In a tense Oklahoma City locker room, broadcasted on TNT’s telecast just before Game 4 of the NBA's Western Conference Finals, Billy Donovan sits in a chair and stares at a semicircle of millionaires.
“If each team makes 100 shots tonight, and each team shoots 50 percent, that means there will be 50 loose balls,” Donovan says. “We have to win every single one of them.”
That was the former Florida coach’s message to his team before tipoff. That was his message right before Kevin Durant and Russell Westbrook dismantled one of the best teams in NBA history, the Golden State Warriors, for the second time in three days.
That was his message, and it was received.
Suddenly, Donovan finds himself with a 3-1 series lead against the NBA’s MVP, Stephen Curry, who led his team to 73 wins during the regular season, a mark even Michael Jordan’s Bulls never reached.
That begs the question: What the hell is going on in Oklahoma City?
As I watched the game, I wondered, and I was shocked.

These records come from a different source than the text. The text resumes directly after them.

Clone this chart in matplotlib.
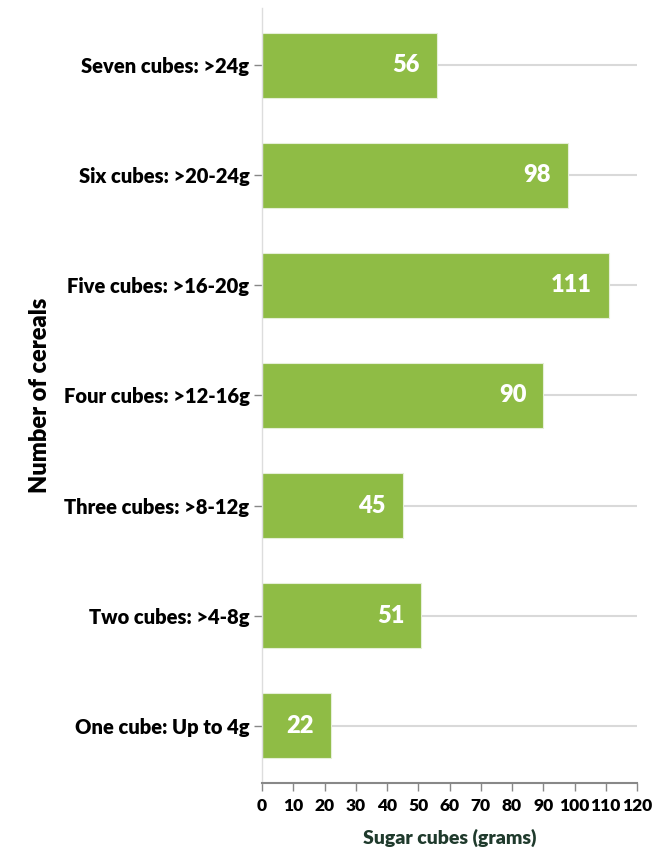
import matplotlib.pyplot as plt
from matplotlib import transforms

# categories (top to bottom) and counts
categories = [
    'Seven cubes: >24g',
    'Six cubes: >20-24g',
    'Five cubes: >16-20g',
    'Four cubes: >12-16g',
    'Three cubes: >8-12g',
    'Two cubes: >4-8g',
    'One cube: Up to 4g',
]
counts = [56, 98, 111, 90, 45, 51, 22]
x_ticks = [0, 10, 20, 30, 40, 50, 60, 70, 80, 90, 100, 110, 120]

plt.rcParams['font.family'] = ['Lato', 'DejaVu Sans']

fig = plt.figure(figsize=(6.68, 8.51), dpi=100)
ax = fig.add_axes([262 / 668, 68 / 851, 375 / 668, 775 / 851])

ypos = list(range(len(categories)))[::-1]

# grid lines at each category
for y in ypos:
    ax.axhline(y, color='#d9d9d9', linewidth=1.5, zorder=1)

ax.barh(ypos, counts, height=0.59, color='#8fbc45', edgecolor='#e6efd8',
        linewidth=0.8, zorder=2)

# value labels inside the bar end
offset = transforms.offset_copy(ax.transData, fig=fig, x=-17, y=0, units='dots')
for y, v in zip(ypos, counts):
    ax.text(v, y, str(v), transform=offset, ha='right', va='center',
            color='white', fontsize=17, fontweight='heavy', zorder=3)

ax.set_xlim(0, 120)
ax.set_ylim(-0.52, 6.52)
ax.set_xticks(x_ticks)
ax.set_xticklabels([str(t) for t in x_ticks], fontsize=12.5, fontweight='heavy')
ax.set_yticks(ypos)
ax.set_yticklabels(categories, fontsize=14.5, fontweight='heavy')

ax.tick_params(axis='x', length=6, color='#888888', width=1, pad=5)
ax.tick_params(axis='y', length=6, color='#888888', width=1, pad=3)

for s in ['top', 'right']:
    ax.spines[s].set_visible(False)
ax.spines['left'].set_color('#dddddd')
ax.spines['left'].set_linewidth(1)
ax.spines['bottom'].set_color('#888888')
ax.spines['bottom'].set_linewidth(1.5)

fig.text(450 / 668, 1 - 838 / 851, 'Sugar cubes (grams)', ha='center',
         va='center', fontsize=14, fontweight='heavy', color='#1f3a2c')
fig.text(40 / 668, 1 - 395 / 851, 'Number of cereals', ha='center',
         va='center', rotation=90, fontsize=17, fontweight='heavy',
         color='black')

plt.savefig('out.png', dpi=100)
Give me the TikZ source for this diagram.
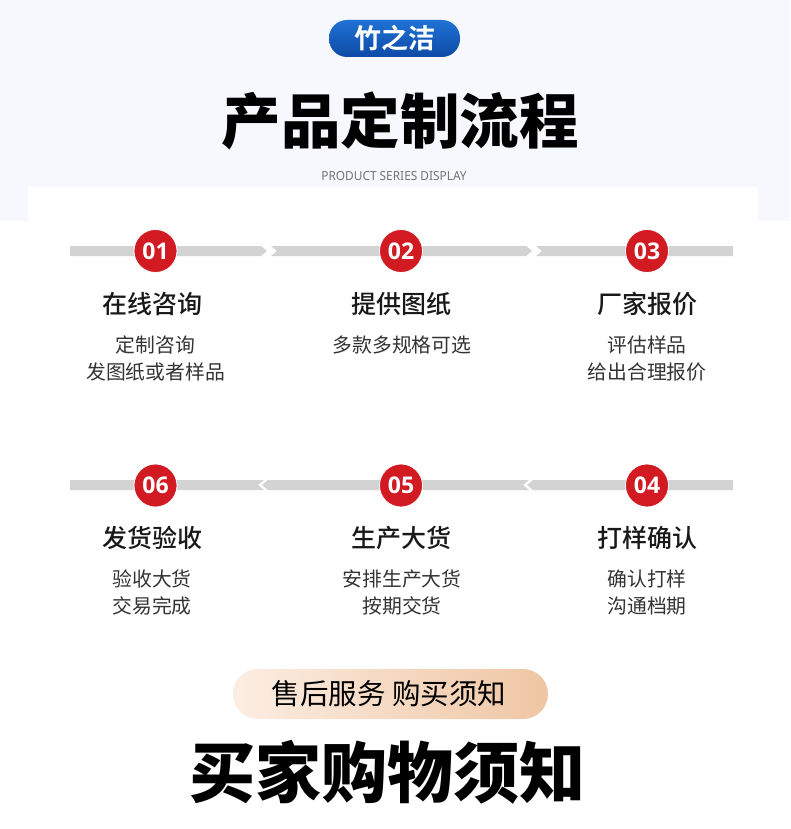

All season, I had seen Golden State destroy its opponents, game after game, as Curry rested in the fourth quarter, usually because his team was already leading by at least 20 points and didn’t need his scoring.
I didn’t understand what was happening, so like any clueless millennial searching for answers to sports’ most burning questions, I turned to Twitter.
There, pundits were making the obvious appraisals: Durant and Westbrook are crazy good. Wesbrook may be the most athletic basketball player in the game's history and Durant, the former MVP and four-time scoring champion, is simply showing off the skillset that brought the Thunder to a Finals appearance in his fifth year in the league.
But then I stumbled across an anecdote that was making its way around social media, told by Tim Bontemps of the Washington Post.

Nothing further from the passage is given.